# [Challenge]
The data below should be restated word for word, with every picture omitted.

# [Source data]
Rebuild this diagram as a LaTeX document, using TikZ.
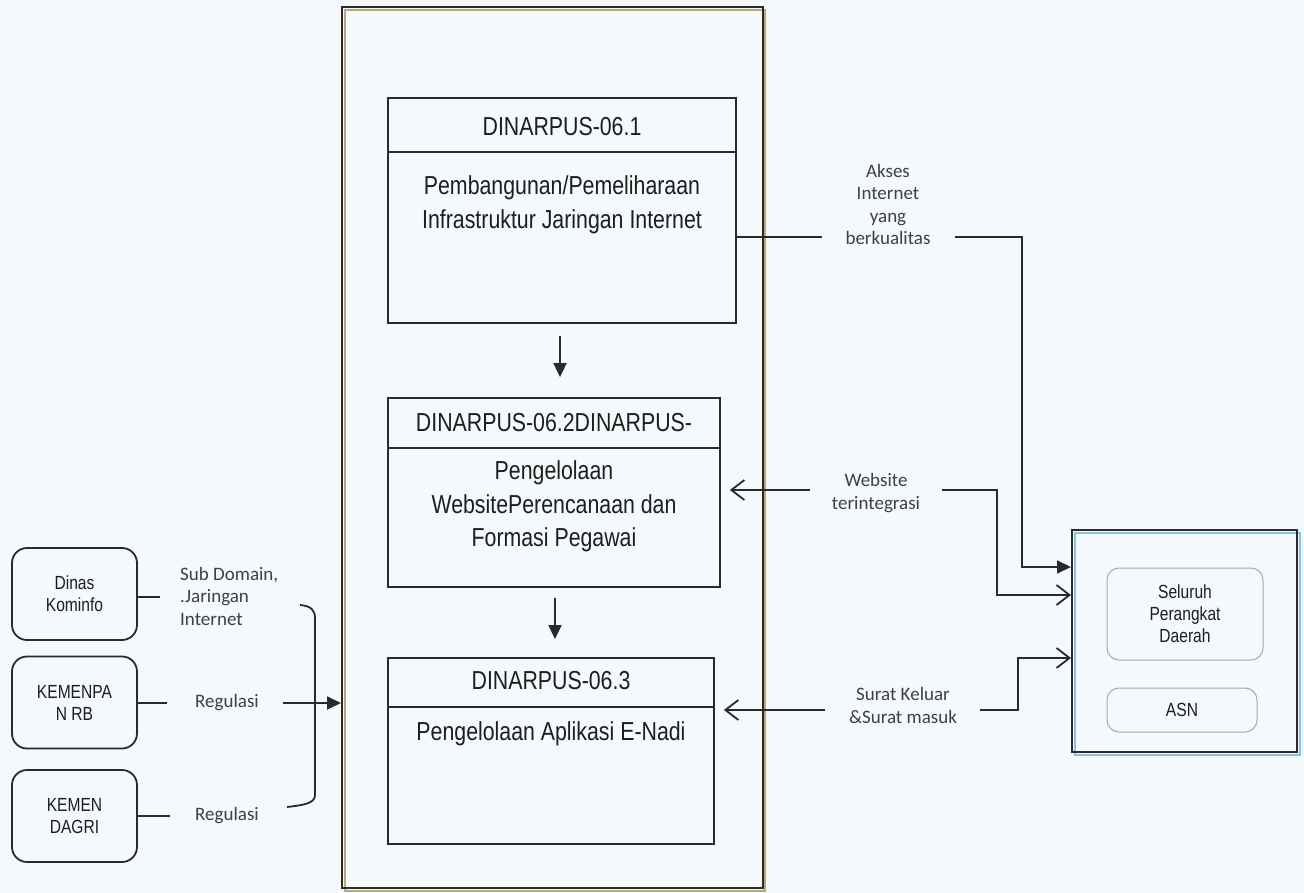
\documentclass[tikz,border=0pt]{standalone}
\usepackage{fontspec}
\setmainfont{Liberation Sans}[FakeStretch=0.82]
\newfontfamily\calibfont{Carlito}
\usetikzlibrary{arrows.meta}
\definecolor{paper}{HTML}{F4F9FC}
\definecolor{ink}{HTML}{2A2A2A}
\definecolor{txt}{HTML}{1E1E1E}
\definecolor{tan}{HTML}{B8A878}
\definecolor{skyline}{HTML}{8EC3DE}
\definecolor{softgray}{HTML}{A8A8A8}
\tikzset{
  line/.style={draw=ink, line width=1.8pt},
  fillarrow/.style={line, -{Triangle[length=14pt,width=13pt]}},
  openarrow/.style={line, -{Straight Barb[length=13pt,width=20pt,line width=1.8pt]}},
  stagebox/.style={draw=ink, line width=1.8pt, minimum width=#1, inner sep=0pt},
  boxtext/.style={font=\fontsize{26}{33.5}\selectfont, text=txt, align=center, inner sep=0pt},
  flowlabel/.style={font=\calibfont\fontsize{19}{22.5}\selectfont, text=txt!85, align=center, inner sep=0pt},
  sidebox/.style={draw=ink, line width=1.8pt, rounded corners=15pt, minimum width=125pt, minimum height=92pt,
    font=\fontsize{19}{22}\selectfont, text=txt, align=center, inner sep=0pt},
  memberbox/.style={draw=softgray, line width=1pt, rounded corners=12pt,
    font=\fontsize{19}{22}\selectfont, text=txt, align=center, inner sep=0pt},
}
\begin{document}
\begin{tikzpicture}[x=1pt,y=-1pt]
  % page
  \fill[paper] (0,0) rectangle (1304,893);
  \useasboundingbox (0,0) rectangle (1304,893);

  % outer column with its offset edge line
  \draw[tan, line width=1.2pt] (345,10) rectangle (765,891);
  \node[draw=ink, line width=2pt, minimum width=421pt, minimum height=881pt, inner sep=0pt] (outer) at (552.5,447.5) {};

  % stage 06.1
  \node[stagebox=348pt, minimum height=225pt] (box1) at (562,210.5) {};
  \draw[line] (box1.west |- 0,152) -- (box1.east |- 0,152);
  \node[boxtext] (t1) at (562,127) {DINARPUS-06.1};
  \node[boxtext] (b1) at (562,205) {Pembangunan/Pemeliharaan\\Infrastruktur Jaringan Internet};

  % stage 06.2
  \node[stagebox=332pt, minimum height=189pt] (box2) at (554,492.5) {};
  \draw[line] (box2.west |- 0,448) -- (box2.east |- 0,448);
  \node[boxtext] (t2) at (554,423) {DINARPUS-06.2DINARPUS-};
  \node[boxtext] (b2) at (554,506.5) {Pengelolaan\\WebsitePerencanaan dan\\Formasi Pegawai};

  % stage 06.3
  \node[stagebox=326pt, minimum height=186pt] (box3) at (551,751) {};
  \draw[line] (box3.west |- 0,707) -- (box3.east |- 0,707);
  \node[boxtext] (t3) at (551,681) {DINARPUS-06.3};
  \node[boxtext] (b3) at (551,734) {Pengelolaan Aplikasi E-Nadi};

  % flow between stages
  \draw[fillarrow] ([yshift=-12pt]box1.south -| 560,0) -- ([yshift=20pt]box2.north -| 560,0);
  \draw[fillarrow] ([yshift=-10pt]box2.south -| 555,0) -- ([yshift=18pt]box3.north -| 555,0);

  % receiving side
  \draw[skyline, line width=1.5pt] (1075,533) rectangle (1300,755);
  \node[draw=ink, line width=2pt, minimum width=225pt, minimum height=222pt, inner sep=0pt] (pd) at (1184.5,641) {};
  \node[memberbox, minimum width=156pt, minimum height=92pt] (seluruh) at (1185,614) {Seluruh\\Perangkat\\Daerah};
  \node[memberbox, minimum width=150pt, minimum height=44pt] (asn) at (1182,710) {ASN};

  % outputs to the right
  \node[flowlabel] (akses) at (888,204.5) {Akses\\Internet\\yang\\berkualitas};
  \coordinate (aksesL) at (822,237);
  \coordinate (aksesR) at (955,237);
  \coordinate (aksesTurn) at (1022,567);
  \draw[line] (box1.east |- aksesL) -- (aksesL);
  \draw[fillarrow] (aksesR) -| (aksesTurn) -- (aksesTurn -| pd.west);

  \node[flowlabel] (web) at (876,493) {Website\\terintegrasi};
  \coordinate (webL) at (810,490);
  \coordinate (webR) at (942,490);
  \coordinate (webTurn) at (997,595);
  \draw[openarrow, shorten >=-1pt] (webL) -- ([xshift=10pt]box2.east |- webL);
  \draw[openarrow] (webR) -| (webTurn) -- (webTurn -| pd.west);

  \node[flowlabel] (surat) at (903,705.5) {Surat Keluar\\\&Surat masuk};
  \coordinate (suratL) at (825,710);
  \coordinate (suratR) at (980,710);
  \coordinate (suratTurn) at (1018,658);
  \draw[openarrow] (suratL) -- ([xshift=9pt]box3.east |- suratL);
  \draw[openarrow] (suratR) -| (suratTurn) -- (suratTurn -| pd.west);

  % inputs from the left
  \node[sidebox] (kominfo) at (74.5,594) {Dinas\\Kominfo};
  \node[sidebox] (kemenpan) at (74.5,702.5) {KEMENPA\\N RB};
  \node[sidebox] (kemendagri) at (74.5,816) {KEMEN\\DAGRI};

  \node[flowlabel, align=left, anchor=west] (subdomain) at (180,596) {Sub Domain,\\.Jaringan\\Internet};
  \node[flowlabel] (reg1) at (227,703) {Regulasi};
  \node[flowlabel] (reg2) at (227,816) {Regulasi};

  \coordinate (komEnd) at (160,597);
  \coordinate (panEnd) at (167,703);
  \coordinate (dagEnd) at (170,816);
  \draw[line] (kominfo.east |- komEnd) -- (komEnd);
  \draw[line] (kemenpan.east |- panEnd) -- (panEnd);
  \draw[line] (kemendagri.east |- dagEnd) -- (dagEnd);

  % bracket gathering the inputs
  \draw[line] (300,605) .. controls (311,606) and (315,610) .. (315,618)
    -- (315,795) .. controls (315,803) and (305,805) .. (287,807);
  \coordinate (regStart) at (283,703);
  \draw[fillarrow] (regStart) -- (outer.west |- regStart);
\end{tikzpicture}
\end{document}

# [Reply to the task]
Rebuild this diagram as a LaTeX document, using TikZ.
\documentclass[tikz,border=0pt]{standalone}
\usepackage{fontspec}
\setmainfont{Liberation Sans}[FakeStretch=0.82]
\newfontfamily\calibfont{Carlito}
\usetikzlibrary{arrows.meta}
\definecolor{paper}{HTML}{F4F9FC}
\definecolor{ink}{HTML}{2A2A2A}
\definecolor{txt}{HTML}{1E1E1E}
\definecolor{tan}{HTML}{B8A878}
\definecolor{skyline}{HTML}{8EC3DE}
\definecolor{softgray}{HTML}{A8A8A8}
\tikzset{
  line/.style={draw=ink, line width=1.8pt},
  fillarrow/.style={line, -{Triangle[length=14pt,width=13pt]}},
  openarrow/.style={line, -{Straight Barb[length=13pt,width=20pt,line width=1.8pt]}},
  stagebox/.style={draw=ink, line width=1.8pt, minimum width=#1, inner sep=0pt},
  boxtext/.style={font=\fontsize{26}{33.5}\selectfont, text=txt, align=center, inner sep=0pt},
  flowlabel/.style={font=\calibfont\fontsize{19}{22.5}\selectfont, text=txt!85, align=center, inner sep=0pt},
  sidebox/.style={draw=ink, line width=1.8pt, rounded corners=15pt, minimum width=125pt, minimum height=92pt,
    font=\fontsize{19}{22}\selectfont, text=txt, align=center, inner sep=0pt},
  memberbox/.style={draw=softgray, line width=1pt, rounded corners=12pt,
    font=\fontsize{19}{22}\selectfont, text=txt, align=center, inner sep=0pt},
}
\begin{document}
\begin{tikzpicture}[x=1pt,y=-1pt]
  % page
  \fill[paper] (0,0) rectangle (1304,893);
  \useasboundingbox (0,0) rectangle (1304,893);

  % outer column with its offset edge line
  \draw[tan, line width=1.2pt] (345,10) rectangle (765,891);
  \node[draw=ink, line width=2pt, minimum width=421pt, minimum height=881pt, inner sep=0pt] (outer) at (552.5,447.5) {};

  % stage 06.1
  \node[stagebox=348pt, minimum height=225pt] (box1) at (562,210.5) {};
  \draw[line] (box1.west |- 0,152) -- (box1.east |- 0,152);
  \node[boxtext] (t1) at (562,127) {DINARPUS-06.1};
  \node[boxtext] (b1) at (562,205) {Pembangunan/Pemeliharaan\\Infrastruktur Jaringan Internet};

  % stage 06.2
  \node[stagebox=332pt, minimum height=189pt] (box2) at (554,492.5) {};
  \draw[line] (box2.west |- 0,448) -- (box2.east |- 0,448);
  \node[boxtext] (t2) at (554,423) {DINARPUS-06.2DINARPUS-};
  \node[boxtext] (b2) at (554,506.5) {Pengelolaan\\WebsitePerencanaan dan\\Formasi Pegawai};

  % stage 06.3
  \node[stagebox=326pt, minimum height=186pt] (box3) at (551,751) {};
  \draw[line] (box3.west |- 0,707) -- (box3.east |- 0,707);
  \node[boxtext] (t3) at (551,681) {DINARPUS-06.3};
  \node[boxtext] (b3) at (551,734) {Pengelolaan Aplikasi E-Nadi};

  % flow between stages
  \draw[fillarrow] ([yshift=-12pt]box1.south -| 560,0) -- ([yshift=20pt]box2.north -| 560,0);
  \draw[fillarrow] ([yshift=-10pt]box2.south -| 555,0) -- ([yshift=18pt]box3.north -| 555,0);

  % receiving side
  \draw[skyline, line width=1.5pt] (1075,533) rectangle (1300,755);
  \node[draw=ink, line width=2pt, minimum width=225pt, minimum height=222pt, inner sep=0pt] (pd) at (1184.5,641) {};
  \node[memberbox, minimum width=156pt, minimum height=92pt] (seluruh) at (1185,614) {Seluruh\\Perangkat\\Daerah};
  \node[memberbox, minimum width=150pt, minimum height=44pt] (asn) at (1182,710) {ASN};

  % outputs to the right
  \node[flowlabel] (akses) at (888,204.5) {Akses\\Internet\\yang\\berkualitas};
  \coordinate (aksesL) at (822,237);
  \coordinate (aksesR) at (955,237);
  \coordinate (aksesTurn) at (1022,567);
  \draw[line] (box1.east |- aksesL) -- (aksesL);
  \draw[fillarrow] (aksesR) -| (aksesTurn) -- (aksesTurn -| pd.west);

  \node[flowlabel] (web) at (876,493) {Website\\terintegrasi};
  \coordinate (webL) at (810,490);
  \coordinate (webR) at (942,490);
  \coordinate (webTurn) at (997,595);
  \draw[openarrow, shorten >=-1pt] (webL) -- ([xshift=10pt]box2.east |- webL);
  \draw[openarrow] (webR) -| (webTurn) -- (webTurn -| pd.west);

  \node[flowlabel] (surat) at (903,705.5) {Surat Keluar\\\&Surat masuk};
  \coordinate (suratL) at (825,710);
  \coordinate (suratR) at (980,710);
  \coordinate (suratTurn) at (1018,658);
  \draw[openarrow] (suratL) -- ([xshift=9pt]box3.east |- suratL);
  \draw[openarrow] (suratR) -| (suratTurn) -- (suratTurn -| pd.west);

  % inputs from the left
  \node[sidebox] (kominfo) at (74.5,594) {Dinas\\Kominfo};
  \node[sidebox] (kemenpan) at (74.5,702.5) {KEMENPA\\N RB};
  \node[sidebox] (kemendagri) at (74.5,816) {KEMEN\\DAGRI};

  \node[flowlabel, align=left, anchor=west] (subdomain) at (180,596) {Sub Domain,\\.Jaringan\\Internet};
  \node[flowlabel] (reg1) at (227,703) {Regulasi};
  \node[flowlabel] (reg2) at (227,816) {Regulasi};

  \coordinate (komEnd) at (160,597);
  \coordinate (panEnd) at (167,703);
  \coordinate (dagEnd) at (170,816);
  \draw[line] (kominfo.east |- komEnd) -- (komEnd);
  \draw[line] (kemenpan.east |- panEnd) -- (panEnd);
  \draw[line] (kemendagri.east |- dagEnd) -- (dagEnd);

  % bracket gathering the inputs
  \draw[line] (300,605) .. controls (311,606) and (315,610) .. (315,618)
    -- (315,795) .. controls (315,803) and (305,805) .. (287,807);
  \coordinate (regStart) at (283,703);
  \draw[fillarrow] (regStart) -- (outer.west |- regStart);
\end{tikzpicture}
\end{document}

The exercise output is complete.